One of the ladies Price takes in is played by my favourite performer in the whole film, the one and only Esma Cannon. Esma, a diminutive 4ft 10, plays bubbly working class spinster Elsie Dawson. Elsie spends all her holidays at the camp intent on finding a husband. As she theorizes, if there are 2000 people in the camp and half are men, she stands a fair chance! Esma is an absolute star in this film, much younger than the Carry On roles we know her best for. Energetically joining in with all the camp activities and bobbing about with her hair in ringlets, she even takes part in the camp beauty contest. Esma also shares several very believable scenes with Flora Robson as her chalet mate. The contrast in the two characters is lovely and there is a genuine warmth between the two women. It's great to see Esma grab a major supporting role in a film like this given that she became so well known later in her career for scene stealing cameos.

 

There are other Carry On connections behind the scenes on Holiday Camp. The film's editor is Alfred Roome, who would go on to work on over a dozen of the later Carry Ons, his last film before retirement being Carry On Behind in 1975. And Julie Harris designed the actresses' costumes. Julie worked on countless films during her career, including none other than Carry On Cleo in 1964. There is also a uncredited cameo from future acting great Bill Owen, who would feature in four of the early Carry Ons. And watch out for a young Diana Dors doing the jitterbug in the dance hall! Yes, I know she never 'carried on' but come on, it's Diana Dors!!

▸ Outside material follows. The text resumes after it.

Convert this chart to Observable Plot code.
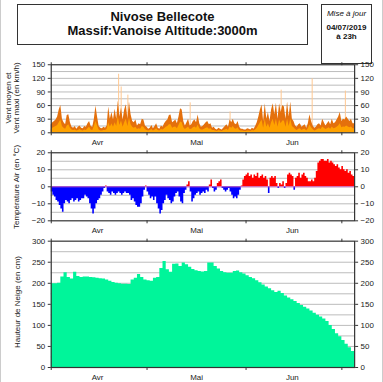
<!DOCTYPE html>
<html><head><meta charset="utf-8">
<script src="https://cdn.jsdelivr.net/npm/d3@7"></script>
<script src="https://cdn.jsdelivr.net/npm/@observablehq/plot@0.6"></script>
<style>
body{margin:0;background:#fff;font-family:"Liberation Sans",Arial,sans-serif;}
#root{position:relative;width:381px;height:382px;overflow:hidden;border-left:1px solid #ccc;border-right:1px solid #ccc;}
.panel{position:absolute;left:-1px;}
.box{position:absolute;border:1.5px solid #333;box-sizing:border-box;text-align:center;color:#111;}
.ylab{position:absolute;font-size:8px;color:#222;white-space:nowrap;transform:translate(-50%,-50%) rotate(-90deg);}
</style></head><body><div id="root">
<div class="box" style="left:16px;top:4px;width:291px;height:41px;font-weight:bold;font-size:13px;line-height:13.5px;padding-top:5px;">Nivose Bellecote<br>Massif:Vanoise Altitude:3000m</div>
<div class="box" style="left:320px;top:4px;width:51px;height:60px;font-size:8px;">
<div style="font-style:italic;margin-top:4px;">Mise à jour</div>
<div style="font-weight:bold;margin-top:6px;line-height:8.5px;">04/07/2019<br>à 23h</div></div>
<div class="ylab" style="left:7px;top:98px;">Vent moyen et</div>
<div class="ylab" style="left:15px;top:98px;">Vent maxi (en km/h)</div>
<div class="ylab" style="left:15px;top:187px;">Température Air (en °C)</div>
<div class="ylab" style="left:16px;top:302px;">Hauteur de Neige (en cm)</div>
</div>
<script>
// ---------- data ----------
const monthLabels = ["Avr", "Mai", "Jun"];
const monthStarts = ["2019-04-01", "2019-05-01", "2019-06-01", "2019-07-01"];
const monthMids = ["2019-04-15T12:00Z", "2019-05-16T12:00Z", "2019-06-15T12:00Z"];
const startDate = "2019-04-01T00:00Z";
const endDate = "2019-07-05T00:00Z";

// wind, 12-hourly (km/h)
const windMax = [18,22, 25,28, 35,50, 60,30, 22,18, 38,40, 22,12, 10,14, 8,12, 15,10,
  9,14, 12,20, 25,14, 12,30, 59,35, 14,10, 9,12, 10,15, 57,30, 45,28,
  52,30, 70,35, 55,28, 50,62, 30,68, 40,25, 22,28, 15,20, 18,30, 28,15,
  12,8, 10,16, 9,14, 20,10, 8,15, 12,20, 25,28, 38,39, 22,25, 28,20,
  35,53, 50,25, 15,22, 30,15, 18,25, 28,22, 39,20, 12,14, 18,22, 25,18,
  20,10, 12,8, 6,10, 8,6, 10,14, 18,12, 28,22, 30,20, 18,25, 12,8,
  8,6, 6,9, 8,6, 10,8, 14,22, 35,50, 61,25, 64,30, 45,25, 50,64,
  40,65, 30,64, 45,60, 57,30, 68,35, 68,30, 25,15, 12,18, 20,12, 15,18,
  10,20, 40,25, 15,10, 12,18, 20,15, 30,22, 15,20, 25,18, 30,20, 22,28,
  35,45, 25,30, 28,35, 30,25, 30,20];
const windMean = [8,10, 12,14, 16,22, 28,14, 10,8, 15,18, 10,6, 5,6, 4,5, 7,5,
  4,6, 5,9, 12,6, 5,14, 25,15, 6,4, 4,5, 5,7, 22,12, 20,12,
  22,14, 35,16, 26,12, 22,30, 14,32, 18,12, 10,12, 7,9, 8,14, 12,7,
  5,4, 5,7, 4,6, 9,5, 4,7, 6,9, 12,14, 18,18, 10,12, 13,9,
  16,24, 22,11, 7,10, 13,7, 8,11, 13,10, 17,9, 6,6, 8,10, 11,8,
  9,5, 5,4, 3,5, 4,3, 5,6, 8,5, 13,10, 14,9, 8,11, 5,4,
  4,3, 3,4, 4,3, 5,4, 6,10, 16,22, 28,10, 30,12, 20,10, 22,30,
  16,30, 12,28, 20,26, 26,12, 30,14, 30,14, 11,7, 5,8, 9,5, 7,8,
  4,9, 17,11, 7,4, 5,8, 9,7, 13,10, 7,9, 11,8, 13,9, 10,12,
  15,20, 11,13, 12,15, 13,11, 13,9];
// isolated gusts (day offset from 1 April, km/h)
const gustDays = [21.1, 21.9, 24.0, 43.5, 56.0, 72.0, 81.7, 92.1];
const gustValues = [129, 101, 83, 66, 46, 94, 119, 92];

// air temperature, 12-hourly (°C)
const temps = [-3,-5, -6,-8, -9,-11, -13,-15, -10,-8, -9,-10, -8,-7, -9,-8, -7,-9, -8,-7,
  -7,-5, -6,-7, -10,-13, -16,-13, -10,-8, -7,-5, -3,-1, 0.5,-3, -4,-5, -3,-4,
  -5,-4, -3,-4, -5,-4, -3,-4, -4,-5, -8,-7, -9,-11, -12,-12, -10,-6, -2,0.5,
  -3,-5, -7,-6, -8,-6, -10,-13, -16,-14, -10,-8, -5,-7, -8,-10, -9,-6, -4,-3,
  -6,-9, -10,-4, -2,1, 3,-3, -9,-7, -5,-4, -3,-5, -4,-3, -4,-2, -3,1,
  4,-1, -3,-2, 2,3, 4,-1, -2,-3, -2,-1, -3,-5, -7,-6, -7,-5, -2,0.5,
  4,6, 7,8, 6,7, 5,7, 6,8, 5,6, 7,5, 6,4, -4,5, 6,5,
  6,2, -1,2, 1,3, -1,2, 7,8, 7,6, -2,5, 6,8, 5,7, 8,6,
  5,3, 3,4, 3,5, 9,14, 15,16, 16,15, 15,16, 14,15, 14,13, 12,13,
  11,10, 12,10, 9,10, 8,9, 7,6];

// snow depth, daily (cm)
const snow = [199,199,200,215,225,214,210,226,216,214, 215,215,214,213,212,211,210,208,205,202,
  200,199,198,198,197,208,212,221,214,208, 206,205,212,214,235,252,232,226,245,246,
  240,248,244,238,233,230,228,227,228,248, 248,240,234,228,225,224,224,228,229,225,
  222,218,214,211,206,201,196,191,187,182, 178,181,176,170,165,161,157,152,147,143,
  139,134,129,124,120,115,109,100,90,80, 73,64,55,47,38];

// ---------- build ----------
const t0 = new Date(startDate), tEnd = new Date(endDate);
const H = 3600e3;
const at = (i, step) => new Date(+t0 + i * step * H);
const wind = windMax.map((v, i) => ({date: at(i, 12), max: v, mean: windMean[i]}));
wind.push({date: tEnd, max: windMax[windMax.length - 1], mean: windMean[windMean.length - 1]});
const gusts = gustDays.map((d, i) => ({date: at(d, 24), v: gustValues[i]}));
const temp = temps.map((v, i) => ({date: at(i, 12), v}));
temp.push({date: tEnd, v: temps[temps.length - 1]});
const snowD = snow.map((v, i) => ({date: at(i, 24), v}));
snowD.push({date: tEnd, v: snow[snow.length - 1]});

const starts = monthStarts.map(d => new Date(d));
const mids = monthMids.map(d => new Date(d));
const labelOf = d => monthLabels[mids.findIndex(m => +m === +d)];
const font = {fontFamily: "'Liberation Sans', Arial, sans-serif", fontSize: "8px", color: "#222", background: "none", overflow: "visible"};

function panel(top, height, mt, mb, yDomain, yTicks, grid, marks, labels) {
  const p = Plot.plot({
    width: 383, height, marginLeft: 51, marginRight: 27, marginTop: mt, marginBottom: mb,
    style: font,
    x: {type: "utc", domain: [t0, tEnd]},
    y: {domain: yDomain},
    marks: [
      Plot.ruleY(grid, {stroke: "#bbb", strokeWidth: 1}),
      ...marks,
      Plot.frame({stroke: "#333", strokeWidth: 1.2}),
      Plot.axisY(yTicks, {anchor: "left", tickSize: 3, tickPadding: 3, label: null, stroke: "#333"}),
      Plot.axisY(yTicks, {anchor: "right", tickSize: 3, tickPadding: 3, label: null, stroke: "#333"}),
      Plot.axisX(starts, {anchor: "top", tickSize: 3, tickFormat: () => "", label: null, stroke: "#333"}),
      Plot.axisX(starts, {anchor: "bottom", tickSize: 3, tickFormat: () => "", label: null, stroke: "#333"}),
      ...(labels ? [Plot.axisX(mids, {anchor: "bottom", tickSize: 0, tickPadding: 7, tickFormat: labelOf, label: null})] : [])
    ]
  });
  p.classList.add("panel");
  p.style.top = top + "px";
  document.getElementById("root").appendChild(p);
}

// wind panel
panel(55, 95, 9.3, 17.3, [0, 150], [0, 30, 60, 90, 120, 150], d3.range(15, 150, 15), [
  Plot.ruleX(gusts, {x: "date", y1: 0, y2: "v", stroke: "#ffc890", strokeWidth: 1}),
  Plot.areaY(wind, {x: "date", y: "max", fill: "#e4700c", curve: "linear"}),
  Plot.areaY(wind, {x: "date", y: "mean", fill: "#ffa200", curve: "linear"})
], true);

// temperature panel
panel(148, 90, 4.3, 17.3, [-20, 20], [-20, -10, 0, 10, 20], d3.range(-15, 20, 5), [
  Plot.areaY(temp, {x: "date", y: d => Math.min(d.v, 0), fill: "#0000ff", curve: "step-after"}),
  Plot.areaY(temp, {x: "date", y: d => Math.max(d.v, 0), fill: "#ff0000", curve: "step-after"}),
  Plot.ruleY([0], {stroke: "#d060c0", strokeWidth: 1})
], true);

// snow panel
panel(236, 146, 4.7, 14.3, [0, 300], [0, 50, 100, 150, 200, 250, 300], d3.range(25, 300, 25), [
  Plot.areaY(snowD, {x: "date", y: "v", fill: "#00f59a", curve: "step-after"})
], true);
</script>
</body></html>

Holiday Camp isn't the best British film ever made, not by a long way. So why should you check it out? Well it features a large cast of superb, prolific British character actors the like of whom we just don't see anymore. As a curious period piece, Holiday Camp is also an irresistible glimpse at the post-war Britain. There is a tangible sense of ordinary working class people learning to have a good time again after many years of war and hardship. And above all else, it's just such easygoing enjoyable lighthearted fluff.